И судя по всему, она привыкла быть королевой бала.
— Я — Саша».
Я — Саша.
Два слова застыли во мне. Пытался прорваться к ней, но меня не пускали. Медсёстры, оказывается, очень сильные, они ухватили меня под руки и пытались увести в Общежитие. Я вырывался, кажется, сейчас припоминаю, как в какой-то миг оторвал рукав сестричке.
Я не видел лиц, мир был застелен пеленой слёз. Слышал окрики сестёр, неловкие утешения. Но громче оказался голос врача, её любимого, синьора доктора. Он мне и сказал, что шанс на жизнь есть. Она может выжить, и завтрашняя операция совершенно безопасна, приедет какой-то там врач… Но я не слушал. Зацепился за одну фразу: она может выжить. Остальное совершенно не имеет значение. Моя маленькая англичанка, Александрия Фонойоса, должна жить. Ведь ангелы не могут умирать!
Звонок раздался, стоило мне только опустить голову на подушку. На дисплее телефона высветилось имя старшего брата.
— Серхио, папа погиб.
========== Прощение ~ Прощание ==========
Те самые три дня до лета казались самыми быстрыми в моей жизни. Я даже не замечал, как день сменялся чёрной ночью, не знал, что происходит вокруг. Не видел свет, мне словно закрыли старой повязкой глаза. И ведь многое, практически всё стало неважно. Голос брата с трудом добирался до моего сознания, да и то, боюсь, он затрагивал лишь его края. Смерть отца больно ударила по мне, тогда пятнадцатилетнему мальчишке. И после стольких лет воспоминания об отце зудящим напряжением бьются в сердце. Боль достигает высшего уровня. Энрике говорил, что в такие моменты душе становится настолько больно, что она не выдерживает такой яркой боли и выпрыгивает из тела. Поэтому мы в какой-то момент перестаём чувствовать весь этот мир, а пытка застывает в районе горла. Её больше ничто не может впитать, ведь даже душа выскочила возопить в одиночестве.
В те дни, наверняка, душа меня покинула.
— Я поздравляю. — Лицо вечно довольного друга не собиралось сиять. Покоя не было ни в моей, ни в его душе. Надежда не оправдалась, вот-вот произойдёт то, к чему бежит каждая душа Могильника.
И ведь так резко мир обрушился, всего-навсего в три скоропостижных мгновения. Раз — и звонок от Андреса, деревянные качели взлетели к небесам, два — и сообщение о том, что Саше не помогла операция, она умирает, сокрушительный полёт вниз, три — и словно судьба решила подсластить горькую пилюлю, слова врача о полном выздоровлении. Моя выписка назначена на первое июня. Как она и обещала, в этот день я выйду полностью здоровым за кованые ворота. Но нет в этот день ни радости, ни слёз счастья, ни тех, кого я ожидал увидеть в этот день рядом. Со мной лишь Энрике, но и он стал совершенно иным со дня нашего последнего разговора.
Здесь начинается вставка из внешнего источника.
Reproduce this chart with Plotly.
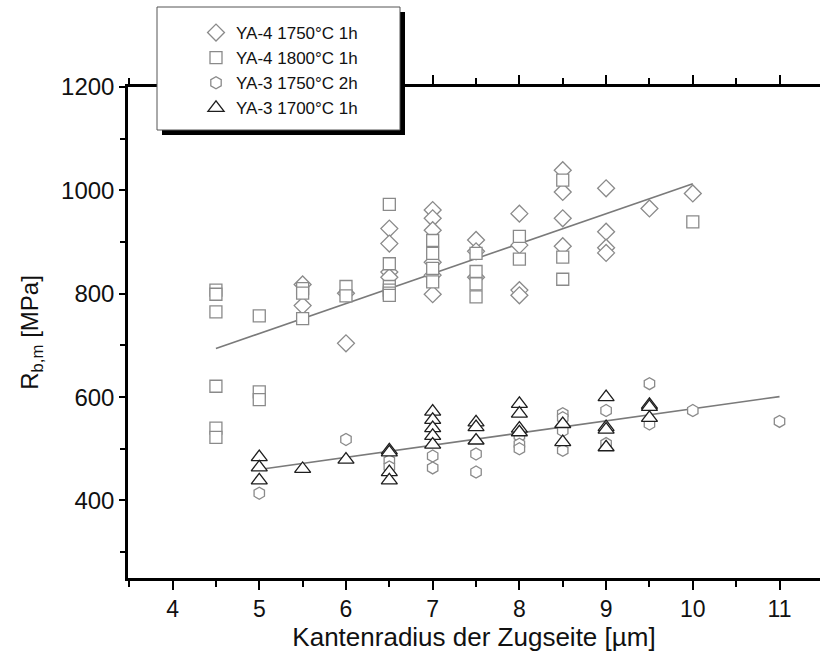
import plotly.graph_objects as go

# ---------------- data ----------------
# YA-4 1750°C 1h  (diamonds)
d_x = [5.5, 5.5, 6, 6, 6.5, 6.5, 6.5, 6.5, 7, 7, 7, 7, 7, 7, 7.5, 7.5, 7.5,
       8, 8, 8, 8, 8.5, 8.5, 8.5, 8.5, 9, 9, 9, 9, 9.5, 10]
d_y = [818, 777, 801, 704, 926, 897, 842, 832, 962, 946, 923, 861, 836, 799,
       904, 882, 832, 955, 894, 807, 797, 1039, 997, 946, 892, 1004, 920, 889, 879, 965, 994]

# YA-4 1800°C 1h  (squares)
s_x = [4.5, 4.5, 4.5, 4.5, 4.5, 4.5, 5, 5, 5, 5.5, 5.5, 5.5, 6, 6,
       6.5, 6.5, 6.5, 6.5, 6.5, 6.5, 7, 7, 7, 7, 7.5, 7.5, 7.5, 7.5,
       8, 8, 8.5, 8.5, 8.5, 10]
s_y = [807, 799, 765, 621, 540, 522, 757, 610, 595, 810, 801, 752, 814, 796,
       973, 858, 814, 807, 801, 797, 903, 878, 849, 823, 878, 843, 819, 794,
       911, 867, 1020, 871, 828, 939]

# YA-3 1750°C 2h  (hexagons)
h_x = [5, 6, 6.5, 6.5, 7, 7, 7.5, 7.5, 8, 8, 8, 8.5, 8.5, 8.5, 8.5,
       9, 9, 9.5, 9.5, 10, 11]
h_y = [414, 518, 477, 465, 486, 463, 490, 455, 525, 509, 500, 568, 560, 535, 497,
       574, 510, 626, 548, 574, 553]

# YA-3 1700°C 1h  (triangles)
t_x = [5, 5, 5, 5.5, 6, 6.5, 6.5, 6.5, 6.5, 7, 7, 7, 7, 7, 7.5, 7.5, 7.5,
       8, 8, 8, 8, 8.5, 8.5, 9, 9, 9, 9, 9.5, 9.5, 9.5]
t_y = [484, 464, 439, 461, 479, 497, 493, 455, 439, 572, 556, 540, 525, 508,
       551, 542, 516, 587, 568, 539, 532, 548, 513, 600, 542, 537, 503, 585, 581, 560]

# fitted lines as drawn in the reference
fit_up_x = [4.5, 10]
fit_up_y = [694, 1013]
fit_lo_x = [5, 11]
fit_lo_y = [460, 601]

series_names = ["YA-4 1750°C 1h", "YA-4 1800°C 1h", "YA-3 1750°C 2h", "YA-3 1700°C 1h"]
x_ticks = [4, 5, 6, 7, 8, 9, 10, 11]
y_ticks = [400, 600, 800, 1000, 1200]

# ---------------- figure ----------------
FONT = "Liberation Sans, Arial, sans-serif"
GRAY = "#8a8a8a"
DARK = "#1e1e1e"

fig = go.Figure()

for fx, fy in [(fit_up_x, fit_up_y), (fit_lo_x, fit_lo_y)]:
    fig.add_trace(go.Scatter(x=fx, y=fy, mode="lines",
                             line=dict(color="#7a7a7a", width=1.6),
                             showlegend=False, hoverinfo="skip"))

specs = [
    (d_x, d_y, "diamond", 13, GRAY),
    (s_x, s_y, "square", 12, GRAY),
    (h_x, h_y, "hexagon", 12, GRAY),
    (t_x, t_y, "triangle-up", 14, DARK),
]
for (xx, yy, sym, size, col), name in zip(specs, series_names):
    fig.add_trace(go.Scatter(
        x=xx, y=yy, mode="markers", name=name,
        marker=dict(symbol=sym, size=size, color="white",
                    line=dict(color=col, width=1.3)),
    ))

L, T, W, H = 128, 87, 692, 491  # plot area in px


def px2paper(px, py):
    return (px - L) / W, (T + H - py) / H


# legend box with drop shadow
sx0, sy0 = px2paper(162, 135)
sx1, sy1 = px2paper(405, 12)
bx0, by0 = px2paper(157, 130)
bx1, by1 = px2paper(400, 7)
fig.add_shape(type="rect", xref="paper", yref="paper", x0=sx0, x1=sx1, y0=sy0, y1=sy1,
              fillcolor="black", line=dict(width=0), layer="above")
fig.add_shape(type="rect", xref="paper", yref="paper", x0=bx0, x1=bx1, y0=by0, y1=by1,
              fillcolor="white", line=dict(color="#555555", width=1), layer="above")

lx, ly = px2paper(196, 15)

fig.update_layout(
    width=820, height=661,
    margin=dict(l=L, r=820 - L - W, t=T, b=661 - T - H),
    paper_bgcolor="white", plot_bgcolor="white",
    font=dict(family=FONT, color="#111111"),
    showlegend=True,
    legend=dict(x=lx, y=ly, xanchor="left", yanchor="top",
                bgcolor="rgba(0,0,0,0)", borderwidth=0,
                font=dict(size=17, family=FONT, color="#111111"),
                itemsizing="trace", tracegroupgap=0),
    xaxis=dict(range=[3.486, 11.467], tickvals=x_ticks,
               ticks="outside", ticklen=9, tickwidth=2, tickcolor="black",
               minor=dict(dtick=0.5, tick0=0, ticks="outside", ticklen=6,
                          tickwidth=2, tickcolor="black"),
               showline=True, linewidth=2.5, linecolor="black", mirror="ticks",
               showgrid=False, zeroline=False,
               tickfont=dict(size=23, family=FONT),
               title=dict(text="Kantenradius der Zugseite [µm]",
                          font=dict(size=26, family=FONT), standoff=6)),
    yaxis=dict(range=[250, 1200], tickvals=y_ticks,
               ticks="outside", ticklen=6, tickwidth=2, tickcolor="black",
               minor=dict(dtick=100, tick0=0, ticks="outside", ticklen=5,
                          tickwidth=2, tickcolor="black"),
               showline=True, linewidth=2.5, linecolor="black",
               showgrid=False, zeroline=False,
               tickfont=dict(size=24, family=FONT),
               title=dict(text="R<sub>b,m</sub> [MPa]",
                          font=dict(size=24, family=FONT), standoff=16)),
)

fig.write_html("out.html")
— Жаль, что мы общались лишь несколько месяцев, — упорно он разглядывал двор, на который в один миг обрушилось очередное лето. Оно обещало быть жарким. — Пожалуй, буду скучать без тебя.
— Я тоже, — тело сковала привычная неловкость, я поскорее перевёл взгляд за окно, как и Энрике, — что бы ни говорили про тебя сестрички и все три Этажа, ты абсолютно нормальный парень.
— Так меня ещё не оскорбляли. — Тонкие пальцы отбарабанили дробь, и с резким поворотом головы, колясочник проговорил с явной паникой во взгляде: — Вожак не назначила никого после себя.
— Что? Энрике, разве это может быть сейчас…
— Нет, нет, нет, ты не понимаешь! — парень, взволнованно взмахнув руками, перебил меня. — И никогда не понимал. Ни меня, ни Вожака, ни чтил правил! Вожак обязан передать перед смертью свой пост доверенному лицу…
— Какая смерть! О чём ты?! Не смей говорить о ней как о мертвеце! Не смей!
С бессильной усталостью неожиданно раздался мой крик в привычных стенах палаты.